Mitch McConnell all but confirmed his absolutist position
Senate Minority Leader Mitch McConnell (R-Ky.) told conservative talk show host Hugh Hewitt Monday morning that it was "highly unlikely" a Republican Senate would confirm a Biden nominee to the Supreme Court in 2024 should the GOP recapture the Senate next year. When asked what would happen if a justice retired in 2023, McConnell more or less confirmed what has been obvious for some time – Democratic presidents will never get to fill a Supreme Court seat while Republicans hold the Senate. "Well, we'd have to wait and see what happens," McConnell told Hewitt.

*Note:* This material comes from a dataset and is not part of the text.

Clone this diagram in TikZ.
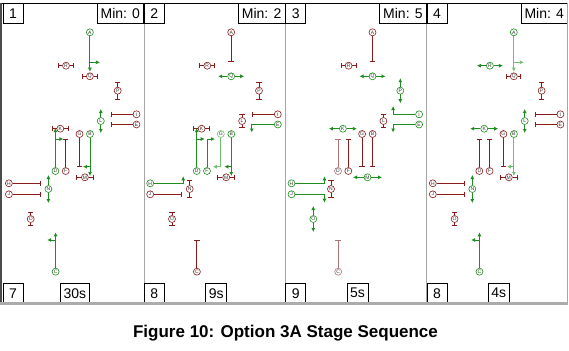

McConnell's incendiary interview almost seemed designed to prompt 82-year-old Stephen Breyer, one of the Court's three remaining liberals, to retire while Democrats hold a narrow Senate majority. Breyer has publicly resisted pressure from progressive activists to retire, under the delusional pretext that judges are "loyal to the rule of law, not to the political party that helped to secure their appointment," and that retiring under such duress will only deepen partisan polarization and the politicization of the Court.
That would be big if true, but only people whose birth certificate says "yesterday" can believe that this Court is apolitical. McConnell invented a farcical new rule to block Merrick Garland's nomination to the Supreme Court in 2016, eight months before the election, and then promptly amended it in 2020 so Republicans could confirm Amy Coney Barrett to the bench just eight days before Joe Biden was elected. Now he's all but saying that he'll not only do it again in 2024, but that Republicans will likely block any Biden nominee, no matter when the vacancy occurs.
Hopefully Breyer is listening – and prepping his retirement announcement while Biden can still fill his seat.